After the tragic death of his parents in a fire, fourteen-year-old Richard Elauved is sent to live with his uncles in the remote town of Ballantyne, earning a reputation among his new schoolmates as unsociable and marginalized.
So when a student named Tom disappears before his eyes, no one believes his version of the events: it was the phone booth on the edge of the woods that sucked him into the receiver, making him vanish into thin air. The only one who pays attention to him is Karen, a girl who encourages Richard to follow the clues the police refuse to investigate.
When, shortly after, another boy disappears, Richard must prove his innocence and confront the dark magic that surrounds Ballantyne and threatens its destruction.

Nesbø's novel—which is divided, both in structure and in taste, into three major chapters—starts off in the worst possible way, decidedly improving in the middle of the work only to plummet sharply in the end.

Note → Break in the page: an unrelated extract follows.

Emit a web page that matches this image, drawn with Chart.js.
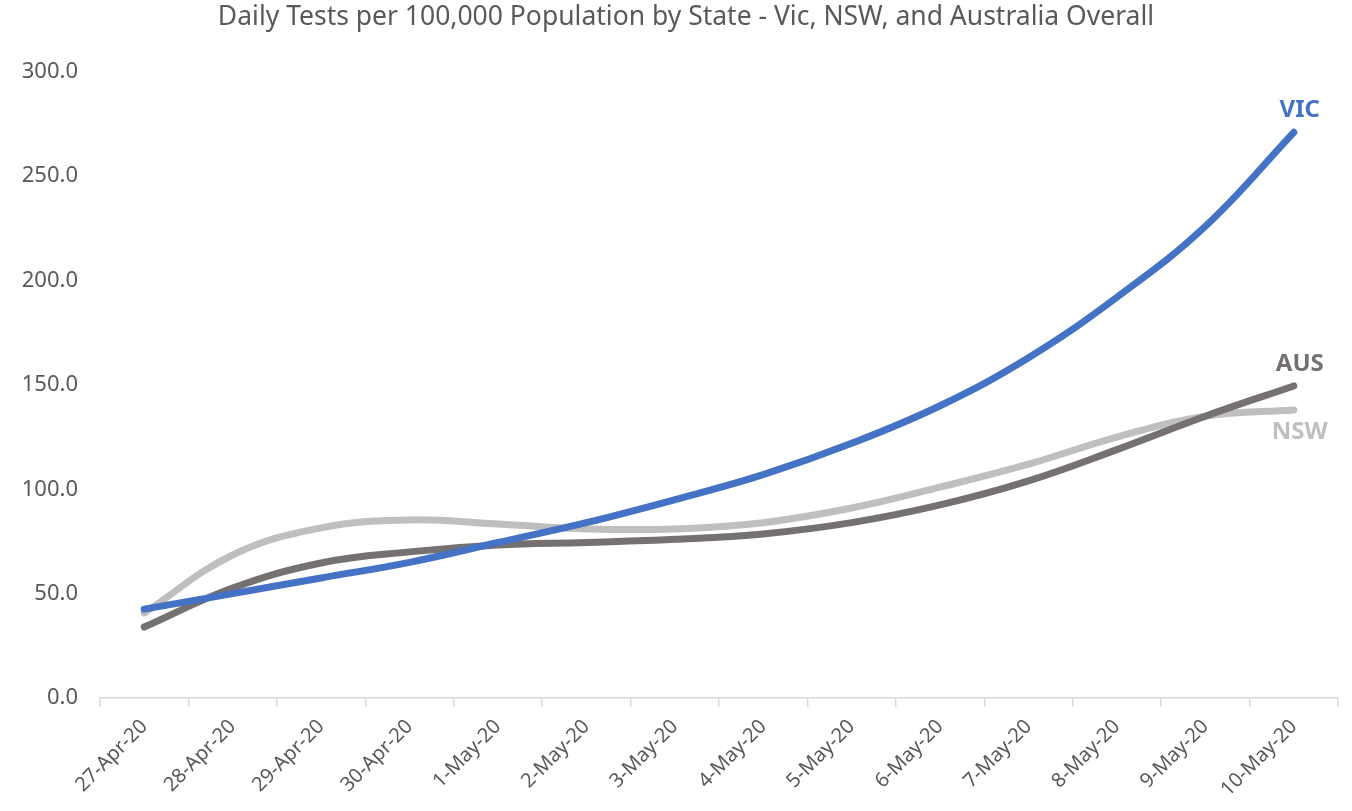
<!DOCTYPE html>
<html><head><meta charset="utf-8">
<script src="https://cdn.jsdelivr.net/npm/chart.js@4"></script>
<style>html,body{margin:0;padding:0;background:#fff}#wrap{width:1352px;height:811px}</style>
</head><body><div id="wrap"><canvas id="c"></canvas></div>
<script>
const categories = ['27-Apr-20','28-Apr-20','29-Apr-20','30-Apr-20','1-May-20','2-May-20','3-May-20','4-May-20','5-May-20','6-May-20','7-May-20','8-May-20','9-May-20','10-May-20'];
const vic = [42.6, 50, 57.5, 65, 74.5, 84, 95, 107, 122, 140, 163, 192, 226, 271];
const nsw = [40.7, 68.5, 81.5, 85.3, 83.4, 81, 81, 84, 91, 101, 112, 125, 135, 138];
const aus = [34, 52.7, 64.7, 70, 73.3, 74.5, 76, 78.6, 84, 92.5, 104, 119, 135, 149.5];
const seriesNames = ['VIC', 'AUS', 'NSW'];
const yTicks = [0, 50, 100, 150, 200, 250, 300];

const FONT = '"Noto Sans", sans-serif';
const endLabels = {
  id: 'endLabels',
  afterLayout(chart) {
    if (chart.titleBlock) chart.titleBlock.left = 34;
  },
  afterDatasetsDraw(chart) {
    const ctx = chart.ctx;
    chart.data.datasets.forEach((ds, i) => {
      const meta = chart.getDatasetMeta(i);
      const pt = meta.data[meta.data.length - 1];
      ctx.save();
      ctx.font = 'bold 24px ' + FONT;
      ctx.fillStyle = ds.labelColor;
      ctx.textAlign = 'center';
      ctx.textBaseline = 'middle';
      ctx.fillText(ds.label, pt.x + 6, pt.y + ds.labelDy);
      ctx.restore();
    });
  }
};

new Chart(document.getElementById('c'), {
  type: 'line',
  data: {
    labels: categories,
    datasets: [
      {label: seriesNames[1], data: aus, borderColor: '#767171', labelColor: '#767171', labelDy: -22, order: 2},
      {label: seriesNames[2], data: nsw, borderColor: '#BFBFBF', labelColor: '#BFBFBF', labelDy: 22, order: 3},
      {label: seriesNames[0], data: vic, borderColor: '#4472C4', labelColor: '#4472C4', labelDy: -22, order: 1}
    ].map(d => Object.assign({borderWidth: 7, pointRadius: 0, tension: 0.4, fill: false, borderCapStyle: 'round'}, d))
  },
  options: {
    responsive: true, maintainAspectRatio: false, animation: false,
    layout: {padding: {left: 0, right: 14, top: 0, bottom: 0}},
    plugins: {
      legend: {display: false}, tooltip: {enabled: false},
      title: {display: true, text: 'Daily Tests per 100,000 Population by State - Vic, NSW, and Australia Overall',
        color: '#595959', font: {family: FONT, size: 26.5, weight: 'normal', lineHeight: 1.2}, padding: {top: 2, bottom: 38}}
    },
    scales: {
      x: {
        offset: true,
        afterFit: s => { s.height = 113; },
        grid: {offset: true, drawOnChartArea: false, drawTicks: true, tickLength: 9, color: '#D9D9D9', lineWidth: 1.5},
        border: {color: '#D9D9D9', width: 1.5},
        ticks: {autoSkip: false, minRotation: 45, maxRotation: 45, color: '#595959', font: {family: FONT, size: 20}, padding: 8}
      },
      y: {
        min: 0, max: 300,
        afterBuildTicks: s => { s.ticks = yTicks.map(v => ({value: v})); },
        afterFit: s => { s.width = 100; },
        grid: {display: false},
        border: {display: false},
        ticks: {color: '#595959', font: {family: FONT, size: 22}, padding: 14, callback: v => Number(v).toFixed(1)}
      }
    }
  },
  plugins: [endLabels]
});
</script></body></html>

Unfortunately, what we read does not provide anything new to the imagination: the dynamics that unfold in the early pages could just as easily be set in the Hawkins of Stranger Things, as in the Ohio of Super 8. The adolescent situation of the protagonist, focused on being accepted by new companions and understood by the current crush (Karen), while hiding his strong shyness and sociopathy, alternates with macabre imagery that could have better conveyed the idea if these had been the only themes addressed by the author.

The House of Darkness is Nesbø's first work I have read, but I must admit that I was not very impressed. One can see how the writing style is typical of a bestseller, as it flows smoothly and never bores the reader. However, I found the first and third parts lacking, wondering how much more I could have appreciated the work if the story had been entirely like the second.
I give the work an average rating because, to save the characters, settings, behaviors, and dialogues from clichés, there is certainly the originality of the plot. As mentioned above, the justification of the ending seems a terrible choice by the author, as if it were hastily made to conclude the novel.